Wednesday is my last chemo treatment. After that, I’ll be considered cancer free. But I will never again feel a lump under my skin, a sore in my mouth, an ache, a pain, a cough without wondering if my watchamagigger is broken and I’m going to be stranded out here again. In the rain. Smelling like fish.
You're so good.
I know you're not excited about Wednesday but I am. I like Wednesday. Not as much as Thursday but Wednesday is good.
Especially when this is the last Wednesday of this part of you. Just think how different next Wednesday will be. And the next Wednesday. And the next.
Posted by: Jason Reno | January 08, 2007 at 03:27 PM
Wow, do your analogies ever work. I see what you mean. At least, I think I see what you mean.
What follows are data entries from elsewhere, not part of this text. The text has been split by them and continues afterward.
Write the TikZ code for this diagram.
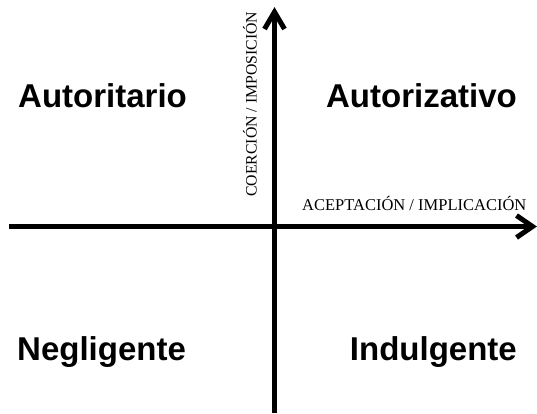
\documentclass[tikz,border=0pt]{standalone}
\usepackage{fontspec}
\setmainfont{Liberation Serif}
\newfontfamily\quadfont{Liberation Sans}
\begin{document}
\begin{tikzpicture}[x=1pt,y=1pt,
  axis/.style={line width=5pt, black},
  barb/.style={line width=5pt, black, line join=miter, miter limit=10},
  quad/.style={inner sep=0pt, font=\quadfont\bfseries\fontsize{33}{36}\selectfont},
  axlabel/.style={inner sep=0pt, font=\fontsize{15.8}{17}\selectfont}]
\useasboundingbox (0,0) rectangle (537,-413);
% axes
\coordinate (hs) at (9,-226.5);
\coordinate (he) at (532.5,-226.5);
\coordinate (vs) at (274.5,-413);
\coordinate (ve) at (274.5,-12);
\draw[axis] (hs) -- (he);
\draw[axis] (vs) -- (ve);
\draw[barb] ([shift={(-16,11)}]he) -- (he) -- ([shift={(-16,-11)}]he);
\draw[barb] ([shift={(-10,-17)}]ve) -- (ve) -- ([shift={(10,-17)}]ve);
% axis labels
\node[axlabel, anchor=base west, font=\fontsize{16.5}{18}\selectfont] (xl) at (302,-210) {ACEPTACIÓN / IMPLICACIÓN};
\node[axlabel, anchor=base west, rotate=90] (yl) at (256.5,-197) {COERCIÓN / IMPOSICIÓN};
% quadrant labels
\node[quad, anchor=base west] (q1) at (18,-107.5) {Autoritario};
\node[quad, anchor=base east] (q2) at (517,-107.5) {Autorizativo};
\node[quad, anchor=base west] (q3) at (17,-360) {Negligente};
\node[quad, anchor=base east] (q4) at (517,-360) {Indulgente};
\end{tikzpicture}
\end{document}
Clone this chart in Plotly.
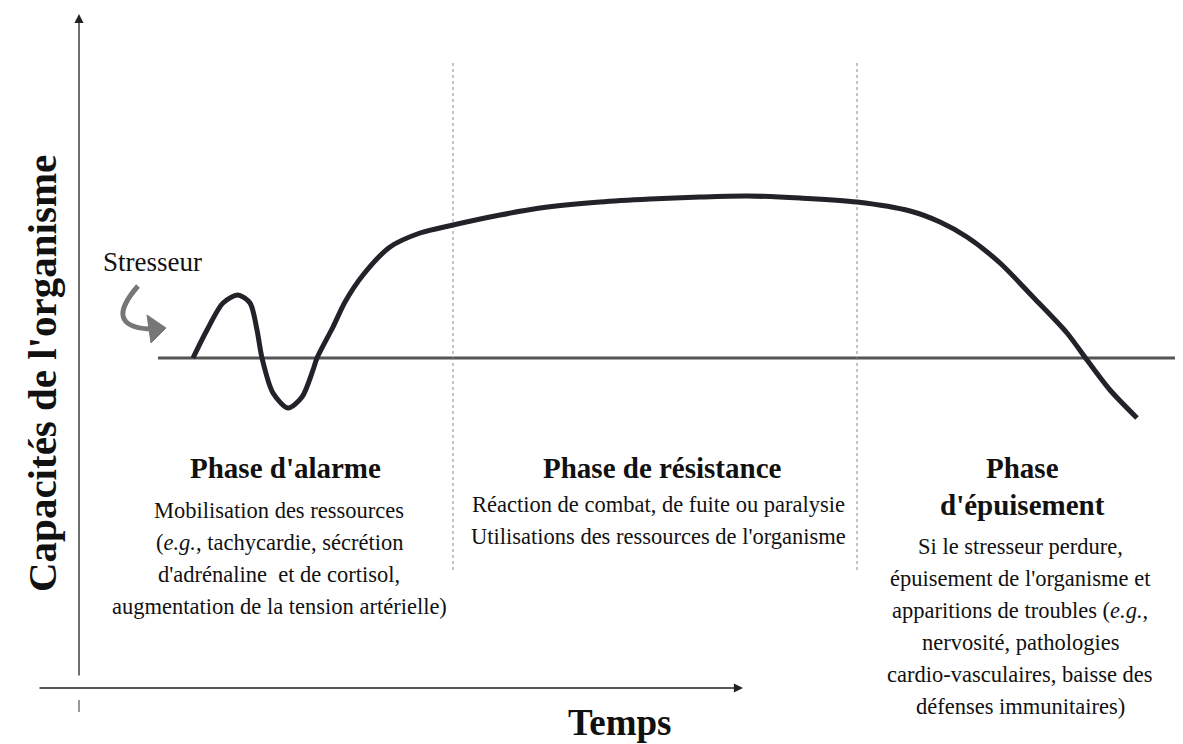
import plotly.graph_objects as go

# ---- Data (time units, capacity relative to baseline) ----
time_pts = [11.4, 12.8, 14.4, 15.9, 17.1, 17.8, 18.3, 19.4, 20.9, 22.3, 23.4, 23.8,
            25.4, 26.6, 28.4, 31.1, 34.1, 37.4, 42.1, 46.1, 52.1, 57.1, 62.1, 66.8,
            72.1, 77.8, 83.1, 86.1, 88.8, 92.1, 95.4, 98.8, 100.8, 103.1, 105.8]
capacity = [0.0, 2.8, 5.5, 6.3, 5.5, 2.8, 0.0, -3.5, -5.0, -3.9, -1.2, 0.0,
            3.1, 5.6, 8.3, 11.1, 12.5, 13.3, 14.3, 15.0, 15.6, 15.9, 16.1, 16.2,
            16.0, 15.6, 14.7, 13.6, 12.1, 9.5, 6.1, 2.5, -0.2, -3.2, -6.0]

phase_bounds = [37.4, 77.8]          # dotted separators
baseline_level = 0.0

phase_titles = ["Phase d'alarme", "Phase de résistance", "Phase", "d'épuisement"]
alarm_lines = ["Mobilisation des ressources",
               "(<i>e.g.</i>, tachycardie, sécrétion",
               "d'adrénaline  et de cortisol,",
               "augmentation de la tension artérielle)"]
resist_lines = ["Réaction de combat, de fuite ou paralysie",
                "Utilisations des ressources de l'organisme"]
exhaust_lines = ["Si le stresseur perdure,",
                 "épuisement de l'organisme et",
                 "apparitions de troubles (<i>e.g.</i>,",
                 "nervosité, pathologies",
                 "cardio-vasculaires, baisse des",
                 "défenses immunitaires)"]

FONT = "Liberation Serif"
X_RANGE = [-7.1, 110.4]
Y_RANGE = [-38.6, 35.0]
BODY = 22.5
TITLE = 29

fig = go.Figure()

# main curve
fig.add_trace(go.Scatter(
    x=time_pts, y=capacity, mode="lines",
    line=dict(color="#222228", width=5, shape="spline", smoothing=0.8),
    hoverinfo="skip", showlegend=False))

shapes = []
# baseline
shapes.append(dict(type="line", xref="x", yref="y", x0=7.9, x1=110.4,
                   y0=baseline_level, y1=baseline_level,
                   line=dict(color="#555555", width=3), layer="below"))
# dotted phase separators
for b in phase_bounds:
    shapes.append(dict(type="line", xref="x", yref="y", x0=b, x1=b, y0=-21.2, y1=29.6,
                       line=dict(color="#888888", width=1, dash="dot"), layer="below"))
# small tick under x axis
shapes.append(dict(type="line", xref="x", yref="y", x0=0, x1=0, y0=-34.2, y1=-35.4,
                   line=dict(color="#333333", width=1)))
# curved stresseur arrow
shapes.append(dict(type="path", xref="x", yref="y",
                   path="M 5.9,7.2 Q 2.4,3.2 7.0,2.9",
                   line=dict(color="#777777", width=5)))
shapes.append(dict(type="path", xref="x", yref="y",
                   path="M 6.8,4.3 L 8.7,3.0 L 7.2,1.5 Z",
                   fillcolor="#777777", line=dict(color="#777777", width=1)))

annotations = []
# axes with arrows
annotations.append(dict(x=0, y=34.4, ax=0, ay=-31.9, xref="x", yref="y", axref="x", ayref="y",
                        text="", showarrow=True, arrowhead=2, arrowsize=1.4, arrowwidth=1.3,
                        arrowcolor="#222222"))
annotations.append(dict(x=66.4, y=-33.0, ax=-4.1, ay=-33.0, xref="x", yref="y", axref="x", ayref="y",
                        text="", showarrow=True, arrowhead=2, arrowsize=1.4, arrowwidth=1.3,
                        arrowcolor="#222222"))


def txt(x, y, s, size, bold=False, angle=0):
    annotations.append(dict(x=x, y=y, xref="x", yref="y", text=(f"<b>{s}</b>" if bold else s),
                            showarrow=False, xanchor="center", yanchor="middle", textangle=angle,
                            font=dict(family=FONT, size=size, color="#111111")))


txt(-3.7, -1.6, "Capacités de l'organisme", 41, bold=True, angle=-90)
txt(54.1, -36.4, "Temps", 37, bold=True)
txt(7.3, 9.6, "Stresseur", 27)

# phase titles
txt(20.6, -11.0, phase_titles[0], TITLE, bold=True)
txt(58.3, -11.0, phase_titles[1], TITLE, bold=True)
txt(94.3, -11.0, phase_titles[2], TITLE, bold=True)
txt(94.3, -14.7, phase_titles[3], TITLE, bold=True)

for i, s in enumerate(alarm_lines):
    txt(20.0, -15.2 - 3.2 * i, s, BODY)
for i, s in enumerate(resist_lines):
    txt(57.9, -14.6 - 3.2 * i, s, BODY)
for i, s in enumerate(exhaust_lines):
    txt(94.1, -18.8 - 3.2 * i, s, BODY)

fig.update_layout(
    width=1175, height=736,
    margin=dict(l=0, r=0, t=0, b=0),
    paper_bgcolor="white", plot_bgcolor="white",
    xaxis=dict(range=X_RANGE, visible=False, fixedrange=True),
    yaxis=dict(range=Y_RANGE, visible=False, fixedrange=True),
    shapes=shapes, annotations=annotations, showlegend=False)

fig.write_html("out.html")
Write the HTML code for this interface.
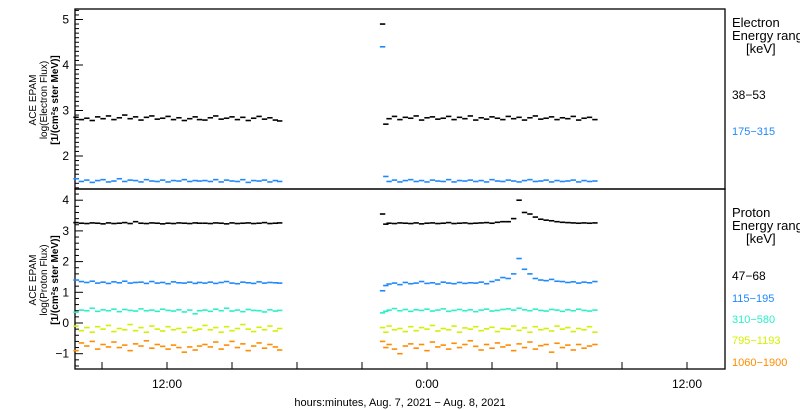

As far as the immediate wall you are facing--of this coming/last treatment--it reminds me of that young mountain climber who got stuck out on his own with his arm crushed under a rock. He couldn't get the arm out, and no one was coming to his aid. The only remedy he could figure out was to saw his arm off, which he did. Yes, he got back to civilization. But I'm pretty sure while he was sawing away he wasn't thinking, "Yippie-doo! I'm almost free! I'm just about on my way home!"
You have to sit and have someone saw on your arm on Wednesday before you're free. Freedom is out there, past the arduous, horrible task of chemo.
And while for you, unlike the young man's arm, your hair will eventually grow back, and other chemo-related issues should resolve over time, you'll still have that doubt...and I'm mixing metaphors, but you'll have that doubt that the car won't start. It'll be with you.
That reminds me of Phil's heart. In the back of my head, niggling some days, there's some doubt. It's there, even though he's all sewn up with that bionic valve. Even though he's in excellent health (according to the cardiologist and Dr. Erb), I still wonder if I'll end up raising these kids on my own. It's there, niggling, like your rainy days with the purring Honda.
I don't know if that's close to what you're feeling at all. In the end, just know that you have our love and prayers throughout, my friend.
Posted by: Ann | January 08, 2007 at 05:41 PM
I think it takes enormous amounts of discipline to live with fear and not let the fear own you. I think we all must have it, in some way. The difference is do we give in to it, do we let it change us.
I guess.
Or maybe it isn't about living with fear. Maybe it is living with knowledge and not letting the knowledge turn to fear.
oh, whatever.
Posted by: Jenne | January 09, 2007 at 03:55 PM
Today's Wednesday. I hope it's going well for you!
I once had a car that shut off every time I went over railroad tracks.